- [The data]

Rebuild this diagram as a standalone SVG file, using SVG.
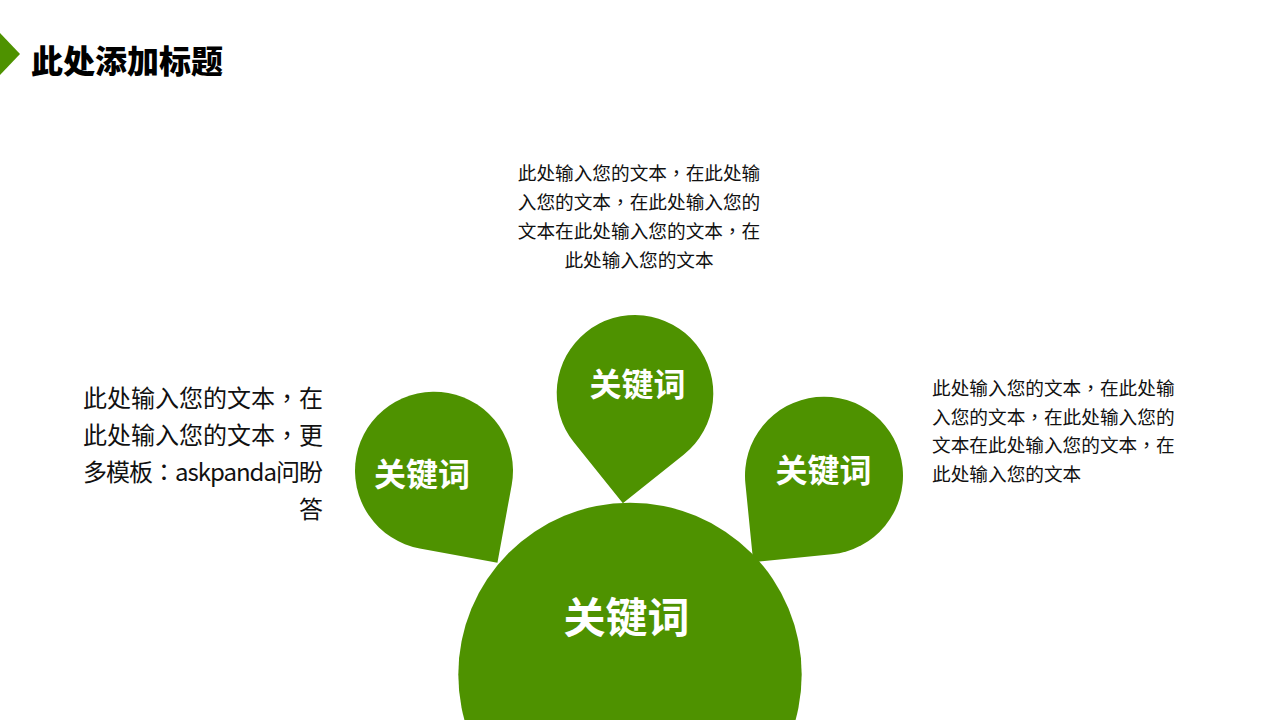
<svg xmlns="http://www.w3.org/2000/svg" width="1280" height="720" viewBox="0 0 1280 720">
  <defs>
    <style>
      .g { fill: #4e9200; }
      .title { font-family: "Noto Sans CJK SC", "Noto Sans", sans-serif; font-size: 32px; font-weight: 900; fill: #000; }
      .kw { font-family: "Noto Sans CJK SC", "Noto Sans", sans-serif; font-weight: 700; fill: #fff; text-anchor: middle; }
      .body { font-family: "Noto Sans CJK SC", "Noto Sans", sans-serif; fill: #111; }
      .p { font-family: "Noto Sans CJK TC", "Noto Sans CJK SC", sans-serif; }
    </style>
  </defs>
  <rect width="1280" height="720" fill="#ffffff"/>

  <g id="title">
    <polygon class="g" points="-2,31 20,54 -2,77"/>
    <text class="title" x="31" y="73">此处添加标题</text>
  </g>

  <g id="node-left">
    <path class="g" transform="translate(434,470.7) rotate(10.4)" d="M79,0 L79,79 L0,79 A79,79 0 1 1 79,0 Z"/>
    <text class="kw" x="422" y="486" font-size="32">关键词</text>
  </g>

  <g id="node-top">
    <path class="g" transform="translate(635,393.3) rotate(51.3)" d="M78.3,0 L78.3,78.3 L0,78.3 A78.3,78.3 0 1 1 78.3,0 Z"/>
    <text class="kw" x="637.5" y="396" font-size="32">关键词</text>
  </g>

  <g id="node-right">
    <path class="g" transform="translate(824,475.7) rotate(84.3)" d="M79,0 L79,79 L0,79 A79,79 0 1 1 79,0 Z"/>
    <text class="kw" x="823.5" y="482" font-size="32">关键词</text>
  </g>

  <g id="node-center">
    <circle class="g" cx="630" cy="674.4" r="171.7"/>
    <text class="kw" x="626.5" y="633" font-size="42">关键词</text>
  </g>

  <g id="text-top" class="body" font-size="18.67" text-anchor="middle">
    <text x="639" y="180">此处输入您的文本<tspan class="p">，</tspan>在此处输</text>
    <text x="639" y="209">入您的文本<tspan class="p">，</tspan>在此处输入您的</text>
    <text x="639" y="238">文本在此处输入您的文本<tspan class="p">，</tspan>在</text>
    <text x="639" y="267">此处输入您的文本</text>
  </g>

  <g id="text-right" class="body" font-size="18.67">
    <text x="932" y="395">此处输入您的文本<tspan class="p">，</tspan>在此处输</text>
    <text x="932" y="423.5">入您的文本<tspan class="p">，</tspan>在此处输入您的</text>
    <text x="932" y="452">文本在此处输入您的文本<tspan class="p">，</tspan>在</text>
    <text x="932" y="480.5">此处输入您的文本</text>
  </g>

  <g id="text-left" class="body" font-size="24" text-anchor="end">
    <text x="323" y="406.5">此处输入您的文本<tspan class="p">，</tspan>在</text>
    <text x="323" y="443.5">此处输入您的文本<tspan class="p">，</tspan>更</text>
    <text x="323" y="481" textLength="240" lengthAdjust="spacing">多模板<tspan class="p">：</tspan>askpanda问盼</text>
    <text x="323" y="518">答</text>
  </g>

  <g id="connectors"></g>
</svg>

...

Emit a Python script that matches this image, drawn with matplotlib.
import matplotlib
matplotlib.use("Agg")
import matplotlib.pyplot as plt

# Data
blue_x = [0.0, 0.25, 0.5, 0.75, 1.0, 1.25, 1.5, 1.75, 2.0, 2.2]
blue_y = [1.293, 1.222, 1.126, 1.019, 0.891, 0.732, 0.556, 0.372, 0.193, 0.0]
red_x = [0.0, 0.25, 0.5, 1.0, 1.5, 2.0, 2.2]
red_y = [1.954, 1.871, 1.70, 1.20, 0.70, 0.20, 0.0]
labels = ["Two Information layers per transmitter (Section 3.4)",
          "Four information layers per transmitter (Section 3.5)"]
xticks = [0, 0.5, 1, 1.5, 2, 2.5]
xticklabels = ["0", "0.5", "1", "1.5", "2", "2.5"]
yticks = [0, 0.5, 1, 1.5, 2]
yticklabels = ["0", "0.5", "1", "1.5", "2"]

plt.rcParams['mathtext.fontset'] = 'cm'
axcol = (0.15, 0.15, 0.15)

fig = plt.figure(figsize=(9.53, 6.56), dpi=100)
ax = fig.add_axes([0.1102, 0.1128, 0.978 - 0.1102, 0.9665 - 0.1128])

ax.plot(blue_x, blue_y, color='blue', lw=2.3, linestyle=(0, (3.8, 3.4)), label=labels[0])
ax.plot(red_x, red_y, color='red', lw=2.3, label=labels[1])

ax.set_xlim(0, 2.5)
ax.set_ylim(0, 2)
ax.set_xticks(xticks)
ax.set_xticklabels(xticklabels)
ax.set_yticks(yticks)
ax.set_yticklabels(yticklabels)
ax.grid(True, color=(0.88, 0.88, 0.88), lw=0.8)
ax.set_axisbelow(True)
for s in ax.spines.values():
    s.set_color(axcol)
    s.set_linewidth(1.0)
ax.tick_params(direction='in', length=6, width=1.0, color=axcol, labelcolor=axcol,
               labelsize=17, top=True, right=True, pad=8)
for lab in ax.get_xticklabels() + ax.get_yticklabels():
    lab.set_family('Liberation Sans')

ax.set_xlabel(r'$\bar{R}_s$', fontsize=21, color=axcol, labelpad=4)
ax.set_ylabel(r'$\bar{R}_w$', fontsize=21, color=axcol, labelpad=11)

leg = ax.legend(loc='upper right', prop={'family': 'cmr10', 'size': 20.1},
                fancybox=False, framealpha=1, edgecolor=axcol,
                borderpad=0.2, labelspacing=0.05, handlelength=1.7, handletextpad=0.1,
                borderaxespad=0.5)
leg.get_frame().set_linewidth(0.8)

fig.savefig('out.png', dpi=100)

- [Task objective] In the listing above, find the line containing "Emit a Python" and the line containing "ax = fig.add_axes([0.1102, 0.1128, 0.978", then quote both, plus every line between them, exactly as written.

- [Solution to the exercise]
Emit a Python script that matches this image, drawn with matplotlib.
import matplotlib
matplotlib.use("Agg")
import matplotlib.pyplot as plt

# Data
blue_x = [0.0, 0.25, 0.5, 0.75, 1.0, 1.25, 1.5, 1.75, 2.0, 2.2]
blue_y = [1.293, 1.222, 1.126, 1.019, 0.891, 0.732, 0.556, 0.372, 0.193, 0.0]
red_x = [0.0, 0.25, 0.5, 1.0, 1.5, 2.0, 2.2]
red_y = [1.954, 1.871, 1.70, 1.20, 0.70, 0.20, 0.0]
labels = ["Two Information layers per transmitter (Section 3.4)",
          "Four information layers per transmitter (Section 3.5)"]
xticks = [0, 0.5, 1, 1.5, 2, 2.5]
xticklabels = ["0", "0.5", "1", "1.5", "2", "2.5"]
yticks = [0, 0.5, 1, 1.5, 2]
yticklabels = ["0", "0.5", "1", "1.5", "2"]

plt.rcParams['mathtext.fontset'] = 'cm'
axcol = (0.15, 0.15, 0.15)

fig = plt.figure(figsize=(9.53, 6.56), dpi=100)
ax = fig.add_axes([0.1102, 0.1128, 0.978 - 0.1102, 0.9665 - 0.1128])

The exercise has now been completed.